96. The laws regulating the use of force by law enforcement officers (Law No. 2559 on the Duties and Powers of the Police; Law No. 2803 on the Organization, Duties and Powers of the Gendarmerie, and related regulation) should be brought in line with international standards. Both proportionality and necessity are crucial components of these standards. The terms “necessity” and “proportionality” in these texts should reflect their interpretation under international law: lethal use of force may be made only as a last resort to protect life. Regulations on the stop warning procedure and on the proportionate use of less lethal weapons should be promulgated and conform to these standards.
The draft bill includes increased penalties for engaging in violent protest or protest deemed to be “propaganda for terrorist organizations.” Among the problematic elements of these measures, a revision to the Anti-Terror Law (article 7/2) provides for a three to five-year prison sentence for anyone “who conceals or partially conceals their face during a demonstration or public assembly that turns into propaganda for a terrorist organization.” The existing sentence is one to five years.

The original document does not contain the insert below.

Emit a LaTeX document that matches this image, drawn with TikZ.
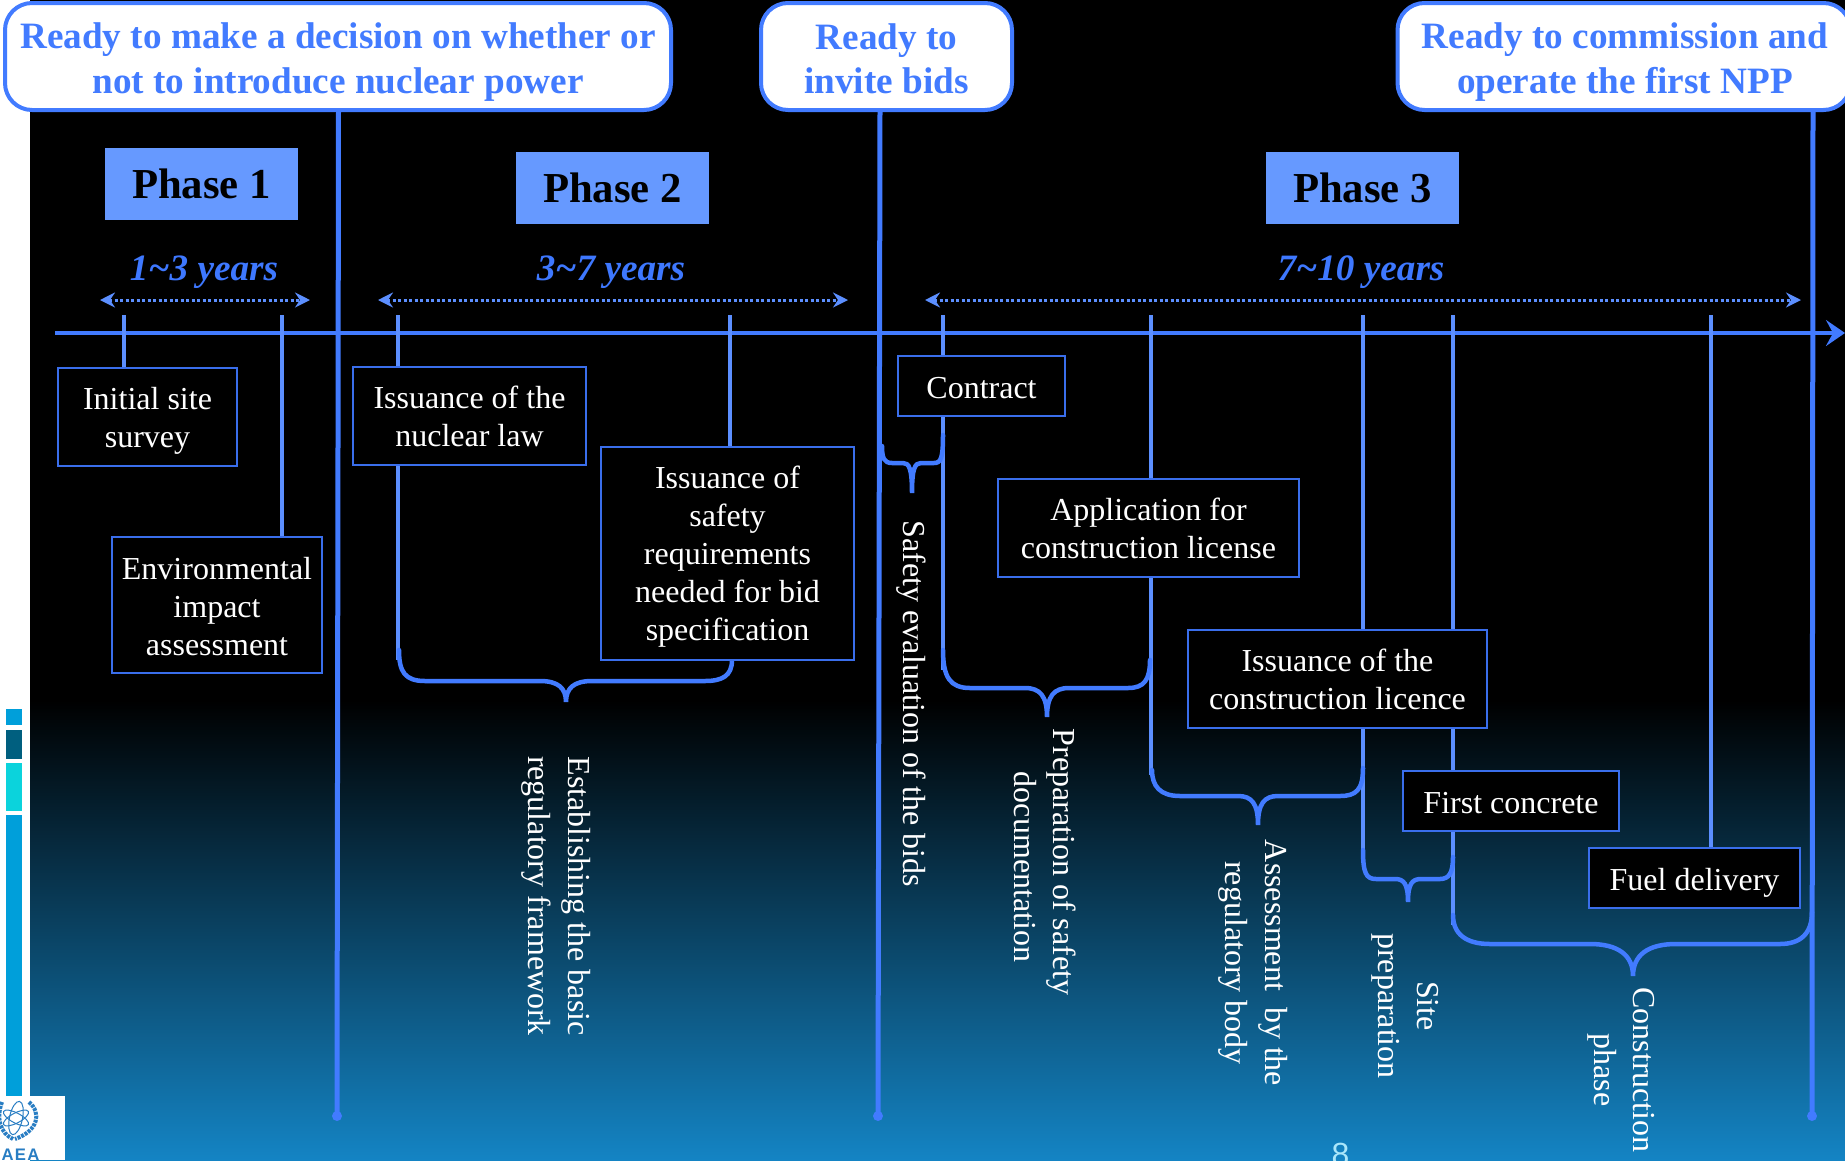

The increase of the minimum sentence means that the accused would automatically be placed in pretrial detention for concealing their face to avoid identification, even if there is no evidence that they have participated in violent activities.
The draft law proposes giving the highest administrative officer of a province, the governor, authority to assume powers that rightly belong to the prosecutorial authorities. The draft bill states that: “Where necessary and where there is a need for urgent measures, a governor can give direct orders to the police chief or public officials to shed light on a crime and to find the perpetrators of the crime.” The provision makes it obligatory for all public officials to comply with such orders.